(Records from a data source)

--------

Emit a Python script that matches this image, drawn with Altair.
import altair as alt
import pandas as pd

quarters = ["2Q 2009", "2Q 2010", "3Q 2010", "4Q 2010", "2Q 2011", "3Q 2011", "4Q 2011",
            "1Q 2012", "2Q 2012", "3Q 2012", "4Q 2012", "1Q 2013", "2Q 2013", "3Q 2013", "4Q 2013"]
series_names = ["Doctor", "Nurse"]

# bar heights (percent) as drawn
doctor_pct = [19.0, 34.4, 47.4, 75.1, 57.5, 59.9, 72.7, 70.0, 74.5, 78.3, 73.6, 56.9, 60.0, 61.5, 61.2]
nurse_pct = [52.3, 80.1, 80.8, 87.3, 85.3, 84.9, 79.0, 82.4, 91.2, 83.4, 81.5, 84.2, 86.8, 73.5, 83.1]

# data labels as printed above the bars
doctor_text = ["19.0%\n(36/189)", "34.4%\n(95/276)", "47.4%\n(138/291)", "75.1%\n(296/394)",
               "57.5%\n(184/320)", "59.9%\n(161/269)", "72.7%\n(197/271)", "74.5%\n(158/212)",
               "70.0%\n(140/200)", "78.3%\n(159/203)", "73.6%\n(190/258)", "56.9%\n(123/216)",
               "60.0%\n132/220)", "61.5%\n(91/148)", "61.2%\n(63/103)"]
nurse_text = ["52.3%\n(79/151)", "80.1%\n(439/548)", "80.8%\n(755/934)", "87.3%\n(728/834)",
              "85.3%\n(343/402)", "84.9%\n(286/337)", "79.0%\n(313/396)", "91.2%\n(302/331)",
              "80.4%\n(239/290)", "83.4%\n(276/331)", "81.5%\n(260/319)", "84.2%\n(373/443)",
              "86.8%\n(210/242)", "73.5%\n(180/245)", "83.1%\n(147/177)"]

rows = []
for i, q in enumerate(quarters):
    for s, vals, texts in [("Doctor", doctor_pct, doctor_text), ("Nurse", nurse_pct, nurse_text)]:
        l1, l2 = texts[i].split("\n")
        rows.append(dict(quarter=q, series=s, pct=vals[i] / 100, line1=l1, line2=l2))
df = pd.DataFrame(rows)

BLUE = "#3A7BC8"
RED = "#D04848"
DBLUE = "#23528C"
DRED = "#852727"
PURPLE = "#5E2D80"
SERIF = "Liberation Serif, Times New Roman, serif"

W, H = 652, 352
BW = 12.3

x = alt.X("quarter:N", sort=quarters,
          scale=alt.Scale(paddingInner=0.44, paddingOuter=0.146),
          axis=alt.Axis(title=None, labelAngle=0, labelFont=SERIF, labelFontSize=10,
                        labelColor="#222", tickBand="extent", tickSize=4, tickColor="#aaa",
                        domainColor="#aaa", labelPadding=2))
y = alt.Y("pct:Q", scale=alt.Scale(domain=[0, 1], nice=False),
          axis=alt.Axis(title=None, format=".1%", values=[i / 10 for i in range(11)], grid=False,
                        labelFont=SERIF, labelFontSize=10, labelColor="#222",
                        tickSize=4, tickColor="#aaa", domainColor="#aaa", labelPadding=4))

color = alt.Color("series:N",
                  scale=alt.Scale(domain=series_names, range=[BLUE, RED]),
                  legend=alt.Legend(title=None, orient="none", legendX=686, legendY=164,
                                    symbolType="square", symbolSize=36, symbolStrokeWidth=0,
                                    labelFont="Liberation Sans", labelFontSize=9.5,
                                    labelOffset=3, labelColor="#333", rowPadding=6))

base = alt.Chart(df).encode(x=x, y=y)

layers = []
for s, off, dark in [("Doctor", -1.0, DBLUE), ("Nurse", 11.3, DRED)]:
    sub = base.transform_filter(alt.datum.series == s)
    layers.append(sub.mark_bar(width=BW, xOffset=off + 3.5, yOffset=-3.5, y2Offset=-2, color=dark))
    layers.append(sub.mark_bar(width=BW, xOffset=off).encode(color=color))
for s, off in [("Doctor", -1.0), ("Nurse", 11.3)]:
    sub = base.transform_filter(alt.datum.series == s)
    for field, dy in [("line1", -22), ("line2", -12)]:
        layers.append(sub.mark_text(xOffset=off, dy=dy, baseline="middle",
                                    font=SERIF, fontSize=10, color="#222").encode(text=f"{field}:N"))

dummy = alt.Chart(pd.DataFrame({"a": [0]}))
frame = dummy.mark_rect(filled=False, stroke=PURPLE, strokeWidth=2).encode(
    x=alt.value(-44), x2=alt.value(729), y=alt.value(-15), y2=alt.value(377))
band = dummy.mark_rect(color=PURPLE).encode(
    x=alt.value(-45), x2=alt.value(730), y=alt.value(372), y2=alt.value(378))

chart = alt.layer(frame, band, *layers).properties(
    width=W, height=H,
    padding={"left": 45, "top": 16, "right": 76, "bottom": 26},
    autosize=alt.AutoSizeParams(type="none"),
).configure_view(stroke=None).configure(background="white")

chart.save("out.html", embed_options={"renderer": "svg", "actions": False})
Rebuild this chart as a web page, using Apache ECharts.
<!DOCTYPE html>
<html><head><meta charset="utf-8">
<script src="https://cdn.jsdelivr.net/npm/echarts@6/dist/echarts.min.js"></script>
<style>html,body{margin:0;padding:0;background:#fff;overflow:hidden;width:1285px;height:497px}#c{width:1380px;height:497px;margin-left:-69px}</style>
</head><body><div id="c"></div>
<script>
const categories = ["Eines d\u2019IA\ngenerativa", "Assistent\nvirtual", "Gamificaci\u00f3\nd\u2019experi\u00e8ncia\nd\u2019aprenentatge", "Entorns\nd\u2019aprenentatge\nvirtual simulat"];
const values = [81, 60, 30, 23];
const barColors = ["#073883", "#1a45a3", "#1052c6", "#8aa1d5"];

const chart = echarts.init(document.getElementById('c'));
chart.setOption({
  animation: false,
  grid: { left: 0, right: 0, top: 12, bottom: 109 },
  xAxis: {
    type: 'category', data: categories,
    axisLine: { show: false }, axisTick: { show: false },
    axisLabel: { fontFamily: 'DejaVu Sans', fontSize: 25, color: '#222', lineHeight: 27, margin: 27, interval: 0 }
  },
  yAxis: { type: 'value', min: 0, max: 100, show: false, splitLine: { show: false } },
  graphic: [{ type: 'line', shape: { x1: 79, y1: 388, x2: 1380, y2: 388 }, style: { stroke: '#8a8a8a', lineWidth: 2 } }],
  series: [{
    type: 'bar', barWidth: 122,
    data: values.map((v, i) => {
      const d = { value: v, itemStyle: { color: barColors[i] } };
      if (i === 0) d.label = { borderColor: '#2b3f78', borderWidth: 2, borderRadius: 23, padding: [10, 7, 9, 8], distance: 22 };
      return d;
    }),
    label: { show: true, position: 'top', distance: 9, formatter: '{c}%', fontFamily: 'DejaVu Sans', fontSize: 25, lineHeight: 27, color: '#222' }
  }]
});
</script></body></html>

--------

▶ Aim of the exercise: Only the lines from the first line of the records through the line containing "86.8, 73.5, 83.1]" should be repeated, exactly as they appear.

▶ Problem solution:
Emit a Python script that matches this image, drawn with Altair.
import altair as alt
import pandas as pd

quarters = ["2Q 2009", "2Q 2010", "3Q 2010", "4Q 2010", "2Q 2011", "3Q 2011", "4Q 2011",
            "1Q 2012", "2Q 2012", "3Q 2012", "4Q 2012", "1Q 2013", "2Q 2013", "3Q 2013", "4Q 2013"]
series_names = ["Doctor", "Nurse"]

# bar heights (percent) as drawn
doctor_pct = [19.0, 34.4, 47.4, 75.1, 57.5, 59.9, 72.7, 70.0, 74.5, 78.3, 73.6, 56.9, 60.0, 61.5, 61.2]
nurse_pct = [52.3, 80.1, 80.8, 87.3, 85.3, 84.9, 79.0, 82.4, 91.2, 83.4, 81.5, 84.2, 86.8, 73.5, 83.1]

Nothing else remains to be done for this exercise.